EXERCISE AIM –
The records below hold a stretch from the line with "Give me the D3.js source for this chart." through the line with "200, 300, 400];"; return exactly those lines, ends included, and nothing more.

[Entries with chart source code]
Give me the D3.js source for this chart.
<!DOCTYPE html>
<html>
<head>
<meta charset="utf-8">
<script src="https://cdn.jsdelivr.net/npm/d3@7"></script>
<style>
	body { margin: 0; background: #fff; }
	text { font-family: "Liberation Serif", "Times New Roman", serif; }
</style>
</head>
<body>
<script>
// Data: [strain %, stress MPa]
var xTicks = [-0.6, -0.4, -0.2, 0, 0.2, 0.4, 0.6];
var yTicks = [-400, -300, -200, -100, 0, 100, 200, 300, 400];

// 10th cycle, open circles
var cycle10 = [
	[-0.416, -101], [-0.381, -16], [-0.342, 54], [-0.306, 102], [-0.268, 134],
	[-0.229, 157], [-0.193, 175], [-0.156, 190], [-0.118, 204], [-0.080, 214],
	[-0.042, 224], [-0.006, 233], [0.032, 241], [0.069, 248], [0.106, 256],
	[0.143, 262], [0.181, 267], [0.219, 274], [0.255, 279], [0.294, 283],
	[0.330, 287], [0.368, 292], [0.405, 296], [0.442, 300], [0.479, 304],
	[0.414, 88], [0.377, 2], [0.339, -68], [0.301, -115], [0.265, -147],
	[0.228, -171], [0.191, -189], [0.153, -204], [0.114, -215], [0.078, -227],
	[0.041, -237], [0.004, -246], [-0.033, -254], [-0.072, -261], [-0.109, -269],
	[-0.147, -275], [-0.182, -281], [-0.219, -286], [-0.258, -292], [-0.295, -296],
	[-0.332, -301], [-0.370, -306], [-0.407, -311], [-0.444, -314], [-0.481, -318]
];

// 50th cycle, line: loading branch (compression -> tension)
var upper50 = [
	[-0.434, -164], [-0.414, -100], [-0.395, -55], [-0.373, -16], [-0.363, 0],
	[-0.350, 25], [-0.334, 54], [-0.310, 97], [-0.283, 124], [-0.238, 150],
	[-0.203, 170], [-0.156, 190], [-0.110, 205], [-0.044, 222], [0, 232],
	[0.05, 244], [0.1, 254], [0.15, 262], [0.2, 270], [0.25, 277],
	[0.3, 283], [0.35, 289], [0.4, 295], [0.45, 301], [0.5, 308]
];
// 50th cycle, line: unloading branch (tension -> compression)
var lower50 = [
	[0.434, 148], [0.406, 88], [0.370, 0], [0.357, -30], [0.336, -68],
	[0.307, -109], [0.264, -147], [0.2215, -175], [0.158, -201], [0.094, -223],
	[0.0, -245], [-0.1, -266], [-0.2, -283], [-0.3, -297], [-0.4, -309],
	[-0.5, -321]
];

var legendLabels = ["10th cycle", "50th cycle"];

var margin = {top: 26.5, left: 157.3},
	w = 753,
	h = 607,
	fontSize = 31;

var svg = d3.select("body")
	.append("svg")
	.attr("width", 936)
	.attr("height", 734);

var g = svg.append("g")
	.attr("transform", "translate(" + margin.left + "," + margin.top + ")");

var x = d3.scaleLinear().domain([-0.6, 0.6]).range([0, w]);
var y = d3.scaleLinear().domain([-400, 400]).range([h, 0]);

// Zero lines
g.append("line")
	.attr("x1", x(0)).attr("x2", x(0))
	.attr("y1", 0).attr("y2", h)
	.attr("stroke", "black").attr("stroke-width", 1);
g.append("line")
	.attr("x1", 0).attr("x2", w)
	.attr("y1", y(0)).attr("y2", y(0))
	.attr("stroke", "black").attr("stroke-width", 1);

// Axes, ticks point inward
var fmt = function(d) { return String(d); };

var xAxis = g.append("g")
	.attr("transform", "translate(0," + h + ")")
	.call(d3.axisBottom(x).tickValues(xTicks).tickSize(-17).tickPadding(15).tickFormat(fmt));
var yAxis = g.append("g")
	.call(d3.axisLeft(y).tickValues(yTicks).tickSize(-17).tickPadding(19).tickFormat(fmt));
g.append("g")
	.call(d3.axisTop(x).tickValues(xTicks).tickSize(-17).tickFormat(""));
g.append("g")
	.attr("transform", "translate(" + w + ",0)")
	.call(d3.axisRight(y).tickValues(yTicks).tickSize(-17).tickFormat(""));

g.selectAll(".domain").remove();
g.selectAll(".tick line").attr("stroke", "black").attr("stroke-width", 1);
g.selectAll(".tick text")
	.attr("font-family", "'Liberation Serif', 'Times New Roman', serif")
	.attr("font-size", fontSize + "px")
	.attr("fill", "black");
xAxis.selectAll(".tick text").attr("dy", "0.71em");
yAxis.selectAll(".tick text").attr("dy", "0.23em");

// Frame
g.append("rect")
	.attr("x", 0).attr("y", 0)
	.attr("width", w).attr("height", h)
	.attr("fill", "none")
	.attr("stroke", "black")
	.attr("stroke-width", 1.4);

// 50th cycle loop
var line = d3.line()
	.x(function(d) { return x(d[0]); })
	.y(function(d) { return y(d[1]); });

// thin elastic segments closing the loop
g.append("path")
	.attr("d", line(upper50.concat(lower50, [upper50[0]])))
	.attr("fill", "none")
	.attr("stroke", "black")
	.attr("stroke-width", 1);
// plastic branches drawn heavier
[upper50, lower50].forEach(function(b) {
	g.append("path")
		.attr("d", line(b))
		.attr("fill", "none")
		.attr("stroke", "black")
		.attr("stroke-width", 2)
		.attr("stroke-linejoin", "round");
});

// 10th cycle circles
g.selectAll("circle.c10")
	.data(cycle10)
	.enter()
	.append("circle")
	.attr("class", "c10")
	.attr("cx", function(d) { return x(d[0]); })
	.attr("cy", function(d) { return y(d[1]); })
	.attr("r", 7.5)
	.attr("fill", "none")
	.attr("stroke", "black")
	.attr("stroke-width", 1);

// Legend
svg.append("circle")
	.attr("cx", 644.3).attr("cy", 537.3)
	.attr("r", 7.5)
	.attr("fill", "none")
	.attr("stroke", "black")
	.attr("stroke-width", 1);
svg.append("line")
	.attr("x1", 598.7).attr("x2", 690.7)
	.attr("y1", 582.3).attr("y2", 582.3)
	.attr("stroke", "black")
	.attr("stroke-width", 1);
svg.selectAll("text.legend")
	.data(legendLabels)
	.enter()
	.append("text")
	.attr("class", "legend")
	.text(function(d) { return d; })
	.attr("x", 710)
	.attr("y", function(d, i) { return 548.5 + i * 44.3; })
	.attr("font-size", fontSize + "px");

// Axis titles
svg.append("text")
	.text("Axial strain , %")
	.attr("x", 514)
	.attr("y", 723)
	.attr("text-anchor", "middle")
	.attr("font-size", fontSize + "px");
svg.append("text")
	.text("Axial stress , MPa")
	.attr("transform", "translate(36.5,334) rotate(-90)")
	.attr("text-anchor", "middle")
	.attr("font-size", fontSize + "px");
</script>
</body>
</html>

--

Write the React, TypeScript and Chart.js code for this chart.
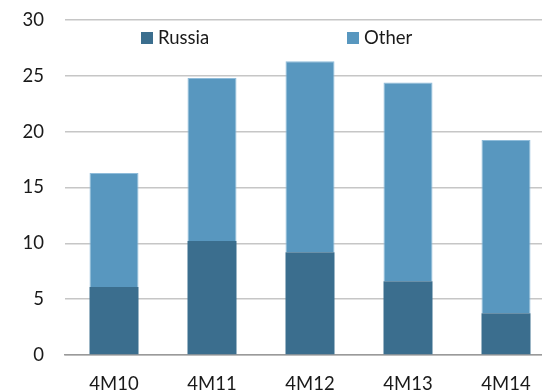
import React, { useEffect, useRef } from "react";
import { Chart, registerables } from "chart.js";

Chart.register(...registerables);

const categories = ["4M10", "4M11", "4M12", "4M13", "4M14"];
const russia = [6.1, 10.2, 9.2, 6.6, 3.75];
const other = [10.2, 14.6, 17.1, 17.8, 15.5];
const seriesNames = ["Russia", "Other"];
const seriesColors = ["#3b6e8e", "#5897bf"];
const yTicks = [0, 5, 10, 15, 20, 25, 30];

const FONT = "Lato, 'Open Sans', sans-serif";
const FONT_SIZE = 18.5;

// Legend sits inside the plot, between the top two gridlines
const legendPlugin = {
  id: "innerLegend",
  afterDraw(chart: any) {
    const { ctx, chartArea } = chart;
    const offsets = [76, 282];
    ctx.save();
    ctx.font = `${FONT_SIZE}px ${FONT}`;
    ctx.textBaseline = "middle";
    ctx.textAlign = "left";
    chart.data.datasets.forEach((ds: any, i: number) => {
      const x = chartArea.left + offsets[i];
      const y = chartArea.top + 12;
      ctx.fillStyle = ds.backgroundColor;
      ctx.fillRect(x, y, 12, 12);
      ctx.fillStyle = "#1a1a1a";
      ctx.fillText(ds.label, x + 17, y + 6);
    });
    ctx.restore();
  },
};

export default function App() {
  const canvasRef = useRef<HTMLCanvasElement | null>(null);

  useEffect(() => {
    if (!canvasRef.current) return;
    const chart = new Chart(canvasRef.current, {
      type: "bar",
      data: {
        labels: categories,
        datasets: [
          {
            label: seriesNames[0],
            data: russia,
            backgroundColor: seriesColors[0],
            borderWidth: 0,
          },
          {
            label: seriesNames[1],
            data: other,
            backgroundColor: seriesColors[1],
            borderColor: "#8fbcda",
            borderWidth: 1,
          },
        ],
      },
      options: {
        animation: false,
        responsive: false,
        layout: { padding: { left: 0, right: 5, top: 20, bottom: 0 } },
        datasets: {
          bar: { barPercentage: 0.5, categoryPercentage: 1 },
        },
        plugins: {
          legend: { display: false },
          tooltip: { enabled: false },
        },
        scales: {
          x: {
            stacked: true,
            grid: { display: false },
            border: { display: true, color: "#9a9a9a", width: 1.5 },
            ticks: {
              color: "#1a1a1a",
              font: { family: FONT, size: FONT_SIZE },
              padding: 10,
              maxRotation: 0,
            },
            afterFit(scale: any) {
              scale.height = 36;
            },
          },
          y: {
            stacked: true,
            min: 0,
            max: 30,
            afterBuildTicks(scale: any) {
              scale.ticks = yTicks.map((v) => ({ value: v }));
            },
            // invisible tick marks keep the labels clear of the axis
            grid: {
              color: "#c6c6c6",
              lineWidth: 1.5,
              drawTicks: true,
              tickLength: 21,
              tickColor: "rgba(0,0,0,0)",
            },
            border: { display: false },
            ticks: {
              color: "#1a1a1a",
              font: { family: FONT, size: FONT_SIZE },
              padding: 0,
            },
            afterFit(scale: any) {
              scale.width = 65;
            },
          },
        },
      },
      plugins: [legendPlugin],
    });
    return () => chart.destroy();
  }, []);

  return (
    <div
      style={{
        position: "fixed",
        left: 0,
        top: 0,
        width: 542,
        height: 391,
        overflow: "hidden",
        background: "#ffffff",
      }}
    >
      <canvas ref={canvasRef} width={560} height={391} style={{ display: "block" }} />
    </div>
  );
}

...

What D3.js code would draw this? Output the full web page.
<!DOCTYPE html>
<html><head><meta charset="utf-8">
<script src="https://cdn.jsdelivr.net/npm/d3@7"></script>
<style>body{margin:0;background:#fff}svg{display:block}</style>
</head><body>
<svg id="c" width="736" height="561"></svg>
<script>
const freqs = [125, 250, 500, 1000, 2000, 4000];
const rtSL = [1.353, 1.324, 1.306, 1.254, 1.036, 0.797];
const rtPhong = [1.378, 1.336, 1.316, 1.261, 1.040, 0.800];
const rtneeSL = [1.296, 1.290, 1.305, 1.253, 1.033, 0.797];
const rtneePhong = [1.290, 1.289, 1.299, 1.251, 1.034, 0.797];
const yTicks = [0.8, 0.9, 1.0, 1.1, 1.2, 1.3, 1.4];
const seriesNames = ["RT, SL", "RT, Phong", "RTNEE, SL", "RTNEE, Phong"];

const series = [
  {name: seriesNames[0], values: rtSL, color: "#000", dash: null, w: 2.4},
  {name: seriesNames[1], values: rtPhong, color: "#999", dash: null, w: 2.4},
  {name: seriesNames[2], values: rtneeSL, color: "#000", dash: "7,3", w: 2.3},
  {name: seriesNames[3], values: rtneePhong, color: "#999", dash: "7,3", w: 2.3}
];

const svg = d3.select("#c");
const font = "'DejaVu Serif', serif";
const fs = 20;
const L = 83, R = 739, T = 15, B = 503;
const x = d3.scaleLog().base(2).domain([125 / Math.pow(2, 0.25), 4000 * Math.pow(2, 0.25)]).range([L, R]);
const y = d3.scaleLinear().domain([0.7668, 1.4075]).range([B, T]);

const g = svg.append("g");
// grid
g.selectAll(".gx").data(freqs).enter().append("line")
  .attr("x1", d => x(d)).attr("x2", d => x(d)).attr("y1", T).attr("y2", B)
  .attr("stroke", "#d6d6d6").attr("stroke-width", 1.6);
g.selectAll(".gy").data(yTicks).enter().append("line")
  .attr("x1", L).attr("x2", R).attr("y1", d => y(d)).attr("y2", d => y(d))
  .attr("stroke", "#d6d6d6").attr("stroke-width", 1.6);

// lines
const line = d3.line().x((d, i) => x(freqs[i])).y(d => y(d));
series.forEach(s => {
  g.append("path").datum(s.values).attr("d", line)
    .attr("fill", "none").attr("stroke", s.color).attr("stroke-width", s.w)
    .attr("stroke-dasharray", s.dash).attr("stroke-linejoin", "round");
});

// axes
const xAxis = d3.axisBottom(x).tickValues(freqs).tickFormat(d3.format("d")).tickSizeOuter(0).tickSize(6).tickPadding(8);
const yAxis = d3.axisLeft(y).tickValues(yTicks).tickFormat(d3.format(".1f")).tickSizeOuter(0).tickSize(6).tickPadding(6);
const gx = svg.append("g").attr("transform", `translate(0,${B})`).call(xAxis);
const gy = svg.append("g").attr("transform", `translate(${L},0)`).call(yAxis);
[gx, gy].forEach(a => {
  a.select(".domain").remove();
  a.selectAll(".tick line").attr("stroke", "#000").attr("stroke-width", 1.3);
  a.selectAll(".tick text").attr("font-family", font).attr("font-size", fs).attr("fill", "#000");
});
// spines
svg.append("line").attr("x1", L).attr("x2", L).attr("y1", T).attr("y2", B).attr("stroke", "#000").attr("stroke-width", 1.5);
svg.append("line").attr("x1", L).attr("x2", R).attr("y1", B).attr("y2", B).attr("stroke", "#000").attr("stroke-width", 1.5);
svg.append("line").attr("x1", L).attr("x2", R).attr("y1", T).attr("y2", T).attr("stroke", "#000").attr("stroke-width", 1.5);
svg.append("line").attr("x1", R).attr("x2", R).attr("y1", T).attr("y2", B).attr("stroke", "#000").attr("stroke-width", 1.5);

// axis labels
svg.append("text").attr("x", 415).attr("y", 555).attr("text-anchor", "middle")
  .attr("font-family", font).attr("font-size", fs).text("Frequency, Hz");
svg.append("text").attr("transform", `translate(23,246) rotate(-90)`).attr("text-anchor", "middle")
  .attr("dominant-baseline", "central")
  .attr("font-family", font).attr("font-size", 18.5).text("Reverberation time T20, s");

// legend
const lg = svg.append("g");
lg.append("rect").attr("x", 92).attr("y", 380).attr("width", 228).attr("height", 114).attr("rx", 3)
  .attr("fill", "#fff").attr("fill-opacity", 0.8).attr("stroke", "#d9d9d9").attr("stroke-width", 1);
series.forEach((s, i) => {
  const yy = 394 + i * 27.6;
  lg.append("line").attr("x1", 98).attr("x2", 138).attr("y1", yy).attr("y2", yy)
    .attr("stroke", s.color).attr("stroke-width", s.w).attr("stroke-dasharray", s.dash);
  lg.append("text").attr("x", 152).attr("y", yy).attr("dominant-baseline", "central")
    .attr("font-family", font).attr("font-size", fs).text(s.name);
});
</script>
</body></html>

FINISHED EXERCISE –
Give me the D3.js source for this chart.
<!DOCTYPE html>
<html>
<head>
<meta charset="utf-8">
<script src="https://cdn.jsdelivr.net/npm/d3@7"></script>
<style>
	body { margin: 0; background: #fff; }
	text { font-family: "Liberation Serif", "Times New Roman", serif; }
</style>
</head>
<body>
<script>
// Data: [strain %, stress MPa]
var xTicks = [-0.6, -0.4, -0.2, 0, 0.2, 0.4, 0.6];
var yTicks = [-400, -300, -200, -100, 0, 100, 200, 300, 400];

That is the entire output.